The cryptocurrency landscape is buzzing as Strategy, formerly known as MicroStrategy, faces selling pressure following a regulatory filing that disclosed the sale of Bitcoin during the last days of May. This disclosure, made on June 1, took many investors by surprise and has since ignited discussions across both equity and crypto markets, particularly within prediction markets.
Strategy, a U.S.-based software firm renowned for its significant corporate Bitcoin holdings, confirmed that it sold Bitcoin between May 26 and May 31. The timing of this transaction, disclosed only days later, raised eyebrows among investors who closely monitor the company’s Bitcoin-related financial maneuvers. While Strategy has not indicated any shift in its long-term digital asset strategy, the sale’s timing has stirred questions about potential adjustments to its balance sheet during a period of volatility in the crypto markets.
Market Reacts to Filing Surprise
The immediate aftermath of the filing saw Strategy’s stock experience a slight decline, reflecting a notable reaction from investors who had not anticipated the Bitcoin sales. Given Strategy’s strong association with Bitcoin accumulation, any indication of distribution tends to provoke swift sentiment shifts among traders.
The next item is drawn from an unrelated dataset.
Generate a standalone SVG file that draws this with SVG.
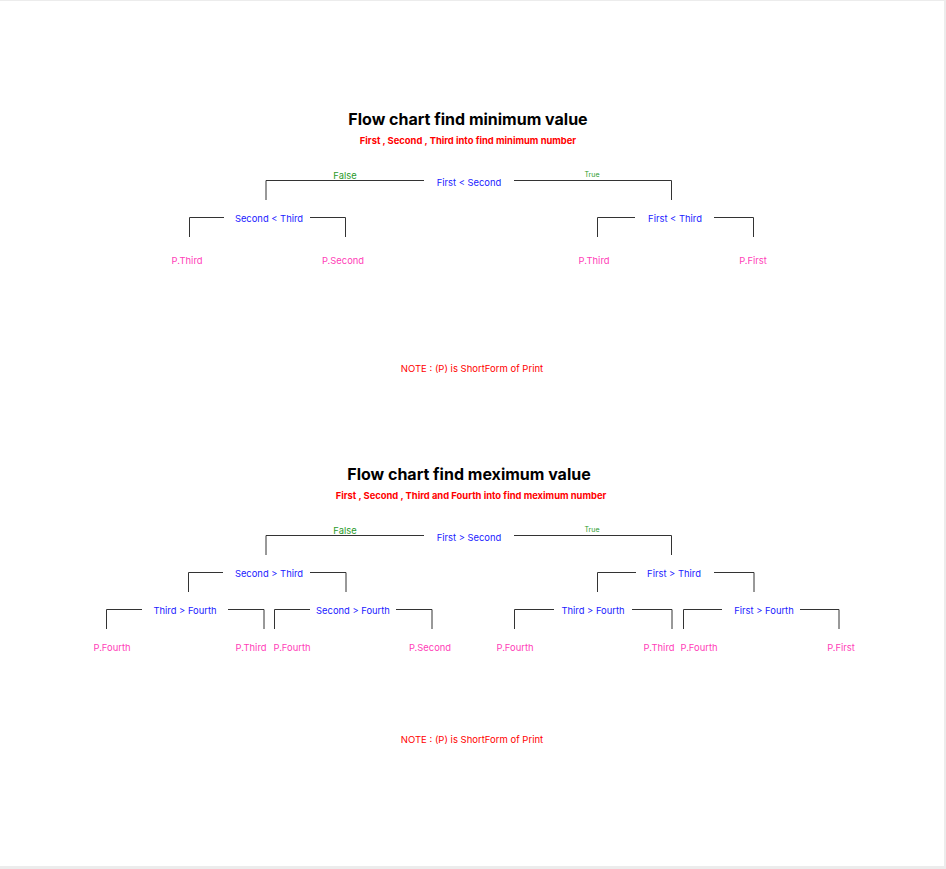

The regulatory filing did not suggest a change in long-term positioning; however, the timing of the sale alone was sufficient to create short-term uncertainty. Traders began to interpret the filing as a possible signal of tactical adjustments in the firm’s balance sheet.
Prediction Market Dispute Emerges
As discussions intensified, the focus shifted to Polymarket, where a Bitcoin-related contract linked to whether Strategy sold BTC before a May 31 deadline became the epicenter of a heated dispute. Initially, the market was heavily weighted in favor of “Yes,” with traders expecting that the condition had indeed been met.
However, confusion arose regarding the timeline interpretation. One faction of traders asserts that the company’s filing confirms the sale occurred within the required window, warranting a resolution of “Yes.” In contrast, others argue that since the information was only made public on June 1, it should be considered outside the acceptable timeframe for settlement.
This disagreement has effectively divided the market into two camps, each relying on distinct interpretations of what constitutes valid evidence in deadline-based prediction contracts.
Millions Locked in Contract Value
The stakes in this mounting dispute are substantial. Roughly $14.65 million of the total $24.7 million traded across related markets hinges directly on the May 31 deadline contract. Consequently, the outcome has become one of the more scrutinized governance challenges on Polymarket in recent months.
Polymarket utilizes a decentralized oracle system via UMA to resolve contested outcomes, incorporating structured stages like challenges and final voting. Yet, traders have voiced concerns that the framework lacks clarity in addressing corporate filings that validate events after a deadline but reference activities within the timeframe.
Rules Ambiguity Under Scrutiny
The ongoing situation has sparked broader discussions regarding how prediction markets should navigate ambiguities surrounding real-world disclosures. Central to this debate is the crucial question: should contract outcomes be determined by when an event happens or when it becomes publicly verifiable?
For now, traders remain entrenched in their disagreement as they await formal resolution processes. While the movement of Strategy’s stock remains relatively contained, the broader implications of this filing continue to resonate, influencing both crypto and prediction market ecosystems.